Although the initial response to the 10:00 data was positive, the afterglow did not last. By the time the 10:15 ET correction period hit the market was already turning over. The three waves of buying on the 2 minute charts exhausted that trend and once the selling hit, it hit hard. Within about 30 minutes of trading the Nasdaq had broken morning lows and was coming into Thursday's mid-day highs, while at the same time the S&P 500 and Dow Jones Ind. Ave. managed to close their morning gap zones and coming into 15 minute 20 simple moving average support. All of these support levels hit at the same time as the 10:45 ET correction period, giving the market strong support into the second half of the morning and into mid-day trading.



The strong momentum of the morning's descent made it difficult for the market to move strongly to the upside, but the indices still managed to retrace a large part of the move. The Dow and S&Ps both took back about half their losses, while the Nasdaq moved into the 38% fibonacci level into noon. This is another major correction period and when it hit the momentum continued to slow, this time on the downside. The market fell back into the same support at the 15 min 20 sma in the Dow and S&Ps, slipping into the 13:00 ET correction period on light volume.



The light volume indicated a lack of conviction on the selling and left the bias on the bullish side as the afternoon continued. It wasn't a strong bias though, and the larger trend extension from Thursday and into the morning kept the late day rally from picking up too quickly. It was still enough though to eventually bring the indices back up to close near the day's highs. This amounted to a 92.83 point (0.7%) gain in the Dow, a 16.87 point (1.2%) gain in the S&P 500, and a 23.50 point (1%) gain in the Nasdaq Composite. For the week as a whole, the Dow rose 4.4%, the S&Ps rose 4.9%, and the Nasdaq gained 3.7%.

Economic data for this coming week is rather light, but a number of speeches from the Fed and a continuation of this last quarter's earnings will continue to provide news to fuel the market.
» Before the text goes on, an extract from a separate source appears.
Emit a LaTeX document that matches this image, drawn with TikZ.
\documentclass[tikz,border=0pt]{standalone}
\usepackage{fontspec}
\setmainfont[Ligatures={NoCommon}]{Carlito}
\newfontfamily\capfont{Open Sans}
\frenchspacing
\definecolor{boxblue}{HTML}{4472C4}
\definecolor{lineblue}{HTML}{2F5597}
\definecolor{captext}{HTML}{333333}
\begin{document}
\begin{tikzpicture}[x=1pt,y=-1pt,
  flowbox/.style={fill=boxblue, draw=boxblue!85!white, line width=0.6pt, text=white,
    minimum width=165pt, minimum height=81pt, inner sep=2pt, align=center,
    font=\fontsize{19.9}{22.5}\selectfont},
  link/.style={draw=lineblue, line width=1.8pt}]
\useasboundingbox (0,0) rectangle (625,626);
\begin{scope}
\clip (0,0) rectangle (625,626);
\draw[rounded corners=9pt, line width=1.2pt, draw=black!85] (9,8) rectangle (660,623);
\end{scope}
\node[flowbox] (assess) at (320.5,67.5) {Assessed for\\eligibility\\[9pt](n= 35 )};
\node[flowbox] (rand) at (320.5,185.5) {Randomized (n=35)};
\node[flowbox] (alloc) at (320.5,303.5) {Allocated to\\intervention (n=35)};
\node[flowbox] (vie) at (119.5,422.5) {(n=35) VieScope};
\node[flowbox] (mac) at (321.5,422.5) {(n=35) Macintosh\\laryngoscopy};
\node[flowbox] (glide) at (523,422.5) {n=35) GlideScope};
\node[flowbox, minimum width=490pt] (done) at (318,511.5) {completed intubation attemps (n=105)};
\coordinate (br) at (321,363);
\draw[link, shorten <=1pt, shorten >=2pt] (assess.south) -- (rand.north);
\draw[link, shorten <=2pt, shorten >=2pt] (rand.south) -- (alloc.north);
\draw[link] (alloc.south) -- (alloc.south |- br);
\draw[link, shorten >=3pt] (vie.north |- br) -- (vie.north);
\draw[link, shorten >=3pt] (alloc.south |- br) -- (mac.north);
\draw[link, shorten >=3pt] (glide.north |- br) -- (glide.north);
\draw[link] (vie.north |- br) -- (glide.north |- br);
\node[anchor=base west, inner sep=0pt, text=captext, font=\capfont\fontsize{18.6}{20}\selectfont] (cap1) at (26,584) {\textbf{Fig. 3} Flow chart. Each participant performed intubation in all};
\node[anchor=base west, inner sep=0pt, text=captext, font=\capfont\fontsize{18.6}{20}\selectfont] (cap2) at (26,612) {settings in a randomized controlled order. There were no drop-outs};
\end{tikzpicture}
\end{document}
The indices have started hitting the earlier January price congestion and resistance levels, and better tests of this zone are expected this week. One thing I found interesting this weekend while scanning was that while a lot of the big caps and mid-caps are still looking rough, a number of small cap stocks have really started to show strength and have begun to turn back around with favor for continued upside on the weekly and monthly time frames.